Обидело ли его возражение, опровержение его теории главной свидетельницей или упоминание о канарейке, этой мастерице колоратуры для маленьких людей? Мать испуганно опустила голову, будто выболтала что-то постыдное, придвинула к себе тарелку Гезы и стала резать мясо. Возникла напряженная пауза, показавшая, что Ладислав де Варшани – глава семьи, с ним шутки плохи. Но в следующее мгновение он снова превратился в любезного собеседника и наставника.
– Вероятно, вы, господа, удивлены тем, что я не разрешаю такому большому мальчику самому резать мясо. Но прошу заметить, что как раз средний сустав указательного пальца правой руки нажимает на нож. Однако этот же сустав указательного пальца правой руки нажимает и на смычок. За левую руку – слава богу! – я меньше боюсь – тьфу-тьфу, только бы не сглазить! Левая рука – для грифа. Это рука силы, энергии. Но правая со смычком – это рука души. А душа находится в среднем суставе указательного пальца. Вот почему этот сустав не следует чрезмерно утруждать…
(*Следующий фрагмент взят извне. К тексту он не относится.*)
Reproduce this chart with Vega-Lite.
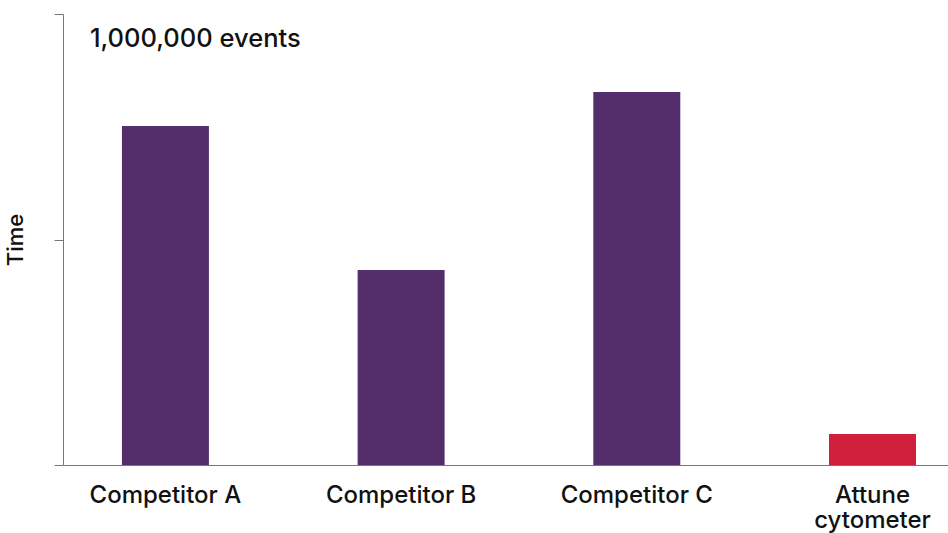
{
  "$schema": "https://vega.github.io/schema/vega-lite/v6.json",
  "autosize": "none",
  "width": 885,
  "height": 451,
  "padding": {"left": 63, "top": 14, "right": 0, "bottom": 68},
  "background": "white",
  "datasets": {
    "bars": [
      {"instrument": "Competitor A", "time": 1.503, "group": "competitor"},
      {"instrument": "Competitor B", "time": 0.865, "group": "competitor"},
      {"instrument": "Competitor C", "time": 1.654, "group": "competitor"},
      {"instrument": "Attune cytometer", "time": 0.137, "group": "attune"}
    ],
    "note": [
      {"instrument": "Competitor A", "time": 2, "label": "1,000,000 events"}
    ]
  },
  "encoding": {
    "x": {
      "field": "instrument",
      "type": "nominal",
      "sort": ["Competitor A", "Competitor B", "Competitor C", "Attune cytometer"],
      "scale": {"domain": ["Competitor A", "Competitor B", "Competitor C", "Attune cytometer"], "paddingInner": 0.631, "paddingOuter": 0.193, "align": 0.648},
      "axis": {
        "title": null,
        "labelAngle": 0,
        "ticks": false,
        "domainColor": "#777777",
        "domainWidth": 1,
        "labelPadding": 18,
        "labelFont": "Inter",
        "labelFontSize": 24,
        "labelFontWeight": 500,
        "labelColor": "#111111",
        "labelLineHeight": 25,
        "labelBaseline": "top",
        "labelExpr": "datum.value == 'Attune cytometer' ? ['Attune', 'cytometer'] : datum.value"
      }
    },
    "y": {
      "field": "time",
      "type": "quantitative",
      "scale": {"domain": [0, 2], "nice": false},
      "axis": {
        "title": "Time",
        "values": [0, 1, 2],
        "labels": false,
        "grid": false,
        "tickSize": 9,
        "tickColor": "#777777",
        "domainColor": "#777777",
        "titleFont": "Inter",
        "titleFontSize": 22,
        "titleFontWeight": 500,
        "titleColor": "#111111",
        "titlePadding": 26
      }
    }
  },
  "layer": [
    {
      "data": {"name": "bars"},
      "mark": {"type": "bar"},
      "encoding": {
        "color": {
          "field": "group",
          "type": "nominal",
          "scale": {"domain": ["competitor", "attune"], "range": ["#532E6B", "#D01F3C"]},
          "legend": null
        }
      }
    },
    {
      "data": {"name": "note"},
      "mark": {
        "type": "text",
        "align": "left",
        "baseline": "alphabetic",
        "xOffset": -75.5,
        "yOffset": 33,
        "font": "Inter",
        "fontSize": 25.5,
        "fontWeight": 500,
        "color": "#111111"
      },
      "encoding": {
        "text": {"field": "label"}
      }
    }
  ],
  "config": {"view": {"stroke": null}}
}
– Вы философ, дорогой профессор де Варшани, – заметила мама. – Вы так глубоко обо всем размышляете. У вас можно многому научиться. Но мне все-таки кажется, что это не случайность – то, что ваш сын – музыкальный гений…
– Конечно, милостивая госпожа, – ответил Ладислав. – Мой жизненный путь был не так легок, чтобы я мог принять божий дар, не задумываясь об этом. Но слово «гений» в сочетании с моим именем и фамилией моей семьи я должен решительно отвергнуть. Гений – это усердие, сказал великий человек – кажется, Гёте или Мор Йокаи[137]
.И внезапно с интонацией регента он обратился к Гезе, принцу, вяло ковырявшему вилкой в тарелке:
– Мой дорогой сын, сколько времени ты упражнялся сегодня по «Школе» Шевчика?[138]
– Три часа утром и три днем, – рассеянно ответил Геза.
– Что ты скажешь на это, Фредди? – Пристальный взгляд папы устремлен был теперь на четырнадцатилетнего мальчика.
III
Фредди ждал, пока этот взгляд соскользнет с него.
Он даже не расслышал папиного вопроса и не понял заключенного в нем страшного упрека: он во все глаза смотрел на Гезу де Варшани, который был на два года младше и стал уже одним из величайших артистов нашего времени. Облик вундеркинда – тот никак не мог справиться со своей порцией – доказывал святую правду этого факта. Незнакомое прежде болезненное наслаждение осенило Фредди, когда он смотрел и смотрел на Гезу, – нет, вдыхал образ этого небожителя, всех превосходящего существа.